A research team led by Prof. Zhang Haimin from the Hefei Institutes of Physical Science of the Chinese Academy of Sciences has conducted a systematic study on the regulation mechanism of heterostructure bimetallic phosphide electrocatalysts to improve the performance of electrochemical nitrate reduction reaction.

"The catalyst shows different ammonia synthesis performance in different reactors," said Dr. Jin Meng, "so we tried three different electrolyzers to improve the performance of the electrocatalysts."

The configuration of the electrolyzer will greatly affect the local reaction environment near the electrode, and then affect the catalytic performance, the researchers chose three different electrolyzers to study the regulate mechanism of the electrocatalysts performance.

Results were published in Nano Research.

Nitrate anion (NO₃^-) is significant pollutant in industrial wastewater and agricultural production. Electrocatalytic nitrate reduction (NO₃RR) is an effective way to solve environmental problems and produce green ammonia (NH₃). However, the NO₃RR process is complex, involving multiple electron and proton transfer, and suffers from low Faraday efficiency due to competition from hydrogen evolution reactions. An electrochemical NO₃RR reactor is also crucial for achieving high-efficiency conversion of NO₃^- to NH₃.

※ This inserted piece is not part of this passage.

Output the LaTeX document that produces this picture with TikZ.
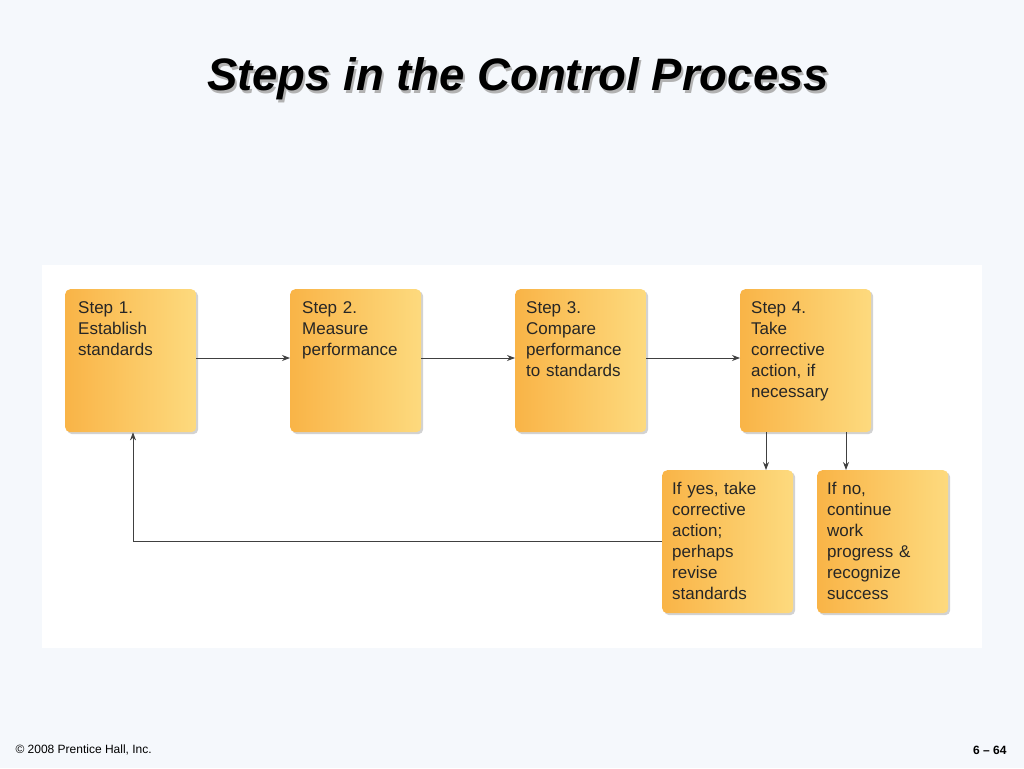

In this study, the researchers synthesized a series of bimetallic copper-nickel phosphide electrocatalysts on commercial carbon paper (CP) by a facile vapor-phase hydrothermal method. The electrocatalytic performance of these catalysts for NO₃RR was first evaluated in an H-type electrolytic cell. The results showed that the Cu₃P-Ni₂P/CP-x could form rich heterointerfaces, which enhanced the electron transfer and improved the NO₃RR efficiency.

To further understand the difference in NO₃RR kinetics of electrocatalysts, the researchers used a rotating disk electrode setup to test the corresponding catalytic kinetic parameters.

In addition, they assembled the catalyst into the membrane-electrode-assembly (MEA) electrolyzer, which demonstrated the highly efficient activity and durability for NO₃RR at industrial current densities. In-situ spectroscopy characterization, combined with theoretical calculations, revealed that the presence of heterointerfaces effectively regulated the reactant adsorption, and the reaction mechanism followed a sequential hydrodeoxygenation pathway.

These results contribute to a better understanding of the electrocatalytic NO₃RR process and pave the way for the development of efficient and durable catalysts for sustainable ammonia synthesis.